**Given information**
## Start

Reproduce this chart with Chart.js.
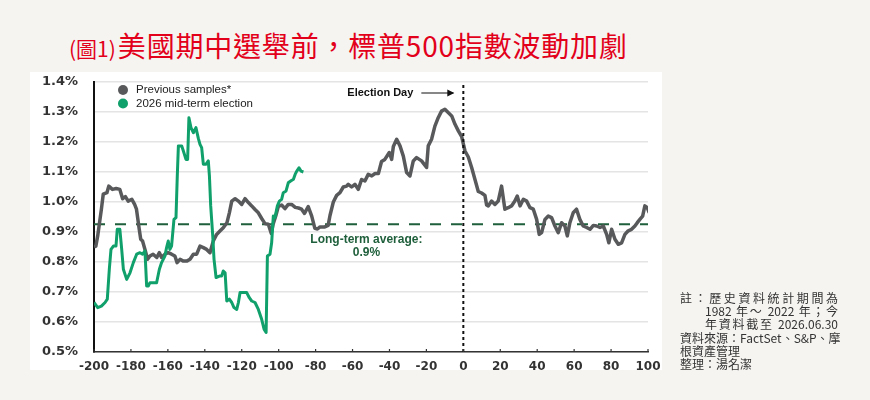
<!DOCTYPE html>
<html>
<head>
<meta charset="utf-8">
<script src="https://cdn.jsdelivr.net/npm/chart.js@4.4.1/dist/chart.umd.min.js"></script>
<style>
  body { margin: 0; width: 870px; height: 400px; background: #f5f4f1; position: relative; overflow: hidden; font-family: "Noto Sans CJK TC", sans-serif; }
  #panel { position: absolute; left: 30px; top: 72px; width: 632px; height: 298px; background: #fff; }
  #title { position: absolute; left: 69px; top: 25px; color: #e2001a; font-size: 28px; line-height: 40px; letter-spacing: 0.8px; white-space: nowrap; }
  #title small { font-size: 21px; letter-spacing: 0; margin-right: 2px; }
  #chart { position: absolute; left: 0; top: 0; }
  #notes { position: absolute; left: 680px; top: 291px; width: 158px; font-size: 12px; line-height: 13.2px; color: #333; }
  #notes div { text-align: justify; text-align-last: justify; white-space: nowrap; }
  #notes .ind { padding-left: 25px; }
  #notes .l { text-align-last: left; }
</style>
</head>
<body>
<div id="panel"></div>
<div id="title"><small>(圖1)</small>美國期中選舉前，標普500指數波動加劇</div>
<canvas id="chart" width="870" height="400"></canvas>
<div id="notes">
  <div>註：歷史資料統計期間為</div>
  <div class="ind">1982 年～ 2022 年；今</div>
  <div class="ind">年資料截至 2026.06.30</div>
  <div>資料來源：FactSet、S&amp;P、摩</div>
  <div class="l">根資產管理</div>
  <div class="l">整理：湯名潔</div>
</div>
<script>
// days relative to election day and daily volatility (%)
const prevDays = [-200, -199, -198, -196, -195, -193, -192, -190, -188, -186, -184.5, -183, -181.5, -179.5, -178, -177,
  -175.5, -174.7, -173.7, -172.4, -171, -169.7, -168, -166, -164.6, -163.4, -161.6, -159.8, -158, -156.2, -155, -153.4,
  -151.6, -149.8, -148, -146.2, -144.4, -142.6, -140.8, -139, -137.2, -135.4, -133.6, -131.8, -130, -128, -126.7, -125.4,
  -123.6, -121.8, -120, -118.2, -116.4, -114.6, -112.8, -111, -109.2, -107.4, -105.6, -104, -103, -101.5, -100.2, -98.4,
  -96.6, -94.8, -93, -91, -89.3, -87.6, -86, -84, -82.1, -80.4, -79, -77.6, -75, -73.2, -72.2, -70.4, -68.6, -66.8, -65,
  -63.2, -62.3, -60.5, -58.7, -56.9, -55.1, -53.3, -51.5, -49.6, -47.8, -46, -44.3, -42.5, -40.1, -38.8, -37.9, -36.1,
  -34.3, -32.5, -30.7, -28.9, -27.1, -25.3, -22.6, -19.9, -19, -17.2, -15.4, -13.6, -11.8, -10, -8.2, -6.3, -4.5, -2.7,
  -0.9, 0.9, 2.7, 4.5, 6.3, 8.1, 9.9, 11.7, 12.6, 13.5, 15.3, 17.1, 18.9, 20.7, 22.5, 24.3, 26.1, 27.9, 29.2, 30.7, 32.5,
  34.3, 36.1, 37.9, 39.7, 41.1, 42.4, 44.2, 46, 47.8, 49.6, 51.4, 53.2, 55, 56.3, 57.7, 59.5, 61.3, 63.1, 64.9, 66.8, 68.6,
  70.4, 72.2, 74, 75.8, 77.6, 78.8, 80.3, 82.1, 83.9, 85.7, 87.5, 89.3, 91.1, 92.9, 94.2, 95.6, 97.1, 98.3, 99.6, 100.7];
const prevValues = [0.850, 0.853, 0.887, 0.976, 1.026, 1.031, 1.053, 1.042, 1.045, 1.042, 1.011, 1.018, 1.003, 1.009, 0.992, 0.976,
  0.909, 0.876, 0.870, 0.842, 0.809, 0.820, 0.826, 0.815, 0.831, 0.815, 0.826, 0.831, 0.826, 0.820, 0.798, 0.809,
  0.803, 0.803, 0.809, 0.826, 0.826, 0.853, 0.848, 0.842, 0.831, 0.870, 0.892, 0.903, 0.914, 0.931, 0.964, 1.003,
  1.011, 1.003, 0.992, 1.011, 0.998, 0.987, 0.975, 0.964, 0.945, 0.928, 0.926, 0.895, 0.926, 0.955, 0.985, 0.990,
  0.978, 0.992, 0.992, 0.982, 0.980, 0.976, 0.962, 0.985, 0.953, 0.912, 0.910, 0.917, 0.917, 0.922, 0.955, 1.000, 1.022, 1.031, 1.050,
  1.053, 1.059, 1.050, 1.059, 1.042, 1.075, 1.070, 1.092, 1.087, 1.095, 1.095, 1.135, 1.142, 1.165, 1.142, 1.185, 1.209,
  1.187, 1.153, 1.098, 1.087, 1.137, 1.148, 1.137, 1.115, 1.187, 1.209, 1.253, 1.281, 1.303, 1.309, 1.298, 1.287, 1.259, 1.237,
  1.218, 1.170, 1.150, 1.115, 1.075, 1.035, 1.030, 1.022, 0.990, 0.987, 1.003, 0.992, 1.003, 1.053, 0.976, 0.981, 0.987, 1.003, 1.020, 0.987, 1.009,
  1.003, 0.981, 0.976, 0.942, 0.892, 0.898, 0.942, 0.953, 0.948, 0.920, 0.898, 0.931, 0.920, 0.887, 0.931, 0.964, 0.976, 0.942, 0.920, 0.915, 0.909,
  0.922, 0.920, 0.915, 0.920, 0.892, 0.864, 0.909, 0.876, 0.859, 0.864, 0.892, 0.904, 0.909, 0.920, 0.931, 0.942, 0.953, 0.987, 0.981, 0.964];

const days2026 = [-200, -198, -196, -194, -192.8, -191.7, -190.8, -189.5, -188.1, -187.4, -186, -185, -184.1, -182.3, -180.5,
  -178.7, -176.9, -175.1, -173.7, -172.4, -171.5, -170.6, -169.7, -166.1, -164.6, -163.4, -161.6, -160.7, -159.8, -158.9,
  -158, -156.7, -155.6, -154.9, -154.3, -152.5, -151.6, -150.2, -149.3, -148.6, -147.5, -146.2, -144.8, -143.5, -142.6,
  -141.7, -140.8, -139.3, -138.1, -137.5, -136.8, -135.7, -135, -133.9, -132.1, -130.9, -130, -129, -128.1, -126.7, -125.4,
  -124.2, -122.7, -121.8, -120.9, -117.3, -115.9, -114.6, -112.8, -111, -109.2, -107.9, -106.8, -106.1, -104.7, -103.8,
  -102.9, -102, -100.7, -99.6, -98.4, -97.5, -96, -94.8, -93.5, -92, -91.1, -90.2, -89, -87.9, -86.6];
const values2026 = [0.665, 0.648, 0.653, 0.665, 0.676, 0.776, 0.842, 0.853, 0.853, 0.909, 0.909, 0.842, 0.776, 0.742, 0.764,
  0.798, 0.826, 0.831, 0.826, 0.837, 0.720, 0.720, 0.731, 0.731, 0.776, 0.798, 0.820, 0.848, 0.870, 0.842,
  0.853, 0.942, 0.948, 1.087, 1.187, 1.187, 1.170, 1.142, 1.142, 1.281, 1.248, 1.231, 1.248, 1.212, 1.192,
  1.181, 1.126, 1.126, 1.137, 1.087, 0.987, 0.887, 0.809, 0.748, 0.753, 0.753, 0.770, 0.764, 0.670, 0.676, 0.665,
  0.648, 0.642, 0.665, 0.698, 0.698, 0.681, 0.670, 0.665, 0.642, 0.609, 0.576, 0.565, 0.820, 0.826, 0.864,
  0.953, 0.948, 0.987, 1.003, 1.009, 1.031, 1.037, 1.064, 1.070, 1.076, 1.092, 1.103, 1.114, 1.103, 1.100];

const avgDays = [-200, 100];
const avgValues = [0.926, 0.926];
const electionDays = [0, 0];
const electionValues = [0.5, 1.4];

const xTicks = [-200, -180, -160, -140, -120, -100, -80, -60, -40, -20, 0, 20, 40, 60, 80, 100];

const GREY = '#58595b';
const GREEN = '#10a06b';
const DARK_GREEN = '#1f5f3b';

const toPoints = (xs, ys) => xs.map((d, i) => ({ x: d, y: ys[i] }));

const overlay = {
  id: 'overlay',
  afterDraw(chart) {
    const { ctx, chartArea: area, scales: { x, y } } = chart;
    ctx.save();

    // small tick marks above the x axis
    ctx.strokeStyle = '#333';
    ctx.lineWidth = 1.2;
    xTicks.forEach(t => {
      const px = x.getPixelForValue(t);
      ctx.beginPath();
      ctx.moveTo(px, area.bottom);
      ctx.lineTo(px, area.bottom - 3);
      ctx.stroke();
    });

    // legend
    ctx.font = '11.5px "Liberation Sans", Arial, sans-serif';
    ctx.textBaseline = 'middle';
    ctx.textAlign = 'left';
    [[GREY, 'Previous samples*', 8], [GREEN, '2026 mid-term election', 21.5]].forEach(([c, label, dy]) => {
      ctx.fillStyle = c;
      ctx.beginPath();
      ctx.arc(area.left + 29, area.top + dy, 5, 0, Math.PI * 2);
      ctx.fill();
      ctx.fillStyle = '#222';
      ctx.fillText(label, area.left + 42, area.top + dy);
    });

    // election day label + arrow
    const x0 = x.getPixelForValue(0);
    const ey = area.top + 11;
    ctx.font = 'bold 11px "Liberation Sans", Arial, sans-serif';
    ctx.textAlign = 'right';
    ctx.fillStyle = '#111';
    ctx.fillText('Election Day', x0 - 50, ey);
    ctx.strokeStyle = '#111';
    ctx.lineWidth = 1.2;
    ctx.beginPath();
    ctx.moveTo(x0 - 42, ey);
    ctx.lineTo(x0 - 10, ey);
    ctx.stroke();
    ctx.beginPath();
    ctx.moveTo(x0 - 9, ey);
    ctx.lineTo(x0 - 16, ey - 3.5);
    ctx.lineTo(x0 - 16, ey + 3.5);
    ctx.closePath();
    ctx.fillStyle = '#111';
    ctx.fill();

    // long-term average label
    const lx = x.getPixelForValue(-52.5);
    const ly = y.getPixelForValue(avgValues[0]);
    ctx.font = 'bold 12px "Liberation Sans", Arial, sans-serif';
    ctx.textAlign = 'center';
    ctx.fillStyle = DARK_GREEN;
    ctx.fillText('Long-term average:', lx, ly + 15);
    ctx.fillText('0.9%', lx, ly + 28);

    ctx.restore();
  }
};

new Chart(document.getElementById('chart'), {
  type: 'line',
  data: {
    datasets: [
      {
        label: 'Election Day',
        data: toPoints(electionDays, electionValues),
        borderColor: '#111',
        borderWidth: 2,
        borderDash: [3, 3],
        pointRadius: 0,
        order: -1
      },
      {
        label: '2026 mid-term election',
        data: toPoints(days2026, values2026),
        borderColor: GREEN,
        borderWidth: 3,
        pointRadius: 0,
        tension: 0,
        borderJoinStyle: 'round',
        order: 0
      },
      {
        label: 'Previous samples*',
        data: toPoints(prevDays, prevValues),
        borderColor: GREY,
        borderWidth: 3.5,
        pointRadius: 0,
        tension: 0,
        borderJoinStyle: 'round',
        order: 1
      },
      {
        label: 'Long-term average',
        data: toPoints(avgDays, avgValues),
        borderColor: DARK_GREEN,
        borderWidth: 2,
        borderDash: [11, 10],
        pointRadius: 0,
        order: 2
      }
    ]
  },
  options: {
    responsive: false,
    animation: false,
    layout: { padding: { left: 30, right: 222, top: 82, bottom: 17 } },
    plugins: {
      legend: { display: false },
      tooltip: { enabled: false }
    },
    scales: {
      x: {
        type: 'linear',
        min: -200,
        max: 100,
        afterFit: s => { s.height = 31; },
        afterBuildTicks: s => { s.ticks = xTicks.map(v => ({ value: v })); },
        ticks: {
          autoSkip: false,
          maxRotation: 0,
          padding: 0,
          color: '#333',
          font: { family: '"DejaVu Sans", sans-serif', size: 12, weight: 'bold' }
        },
        grid: { display: false },
        border: { display: true, color: '#333', width: 1.5 }
      },
      y: {
        min: 0.5,
        max: 1.4,
        afterFit: s => { s.width = 64; },
        ticks: {
          stepSize: 0.1,
          padding: 16,
          color: '#333',
          font: { family: '"DejaVu Sans", sans-serif', size: 13, weight: 'bold' },
          callback: v => v.toFixed(1) + '%'
        },
        grid: { color: '#e4e4e4', lineWidth: 1.5, drawTicks: false },
        border: { display: true, color: '#111', width: 2 }
      }
    }
  },
  plugins: [overlay]
});
</script>
</body>
</html>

## End

**Your task**
Tally the lines containing "chart". Provide the number without any other words.

**In response**
7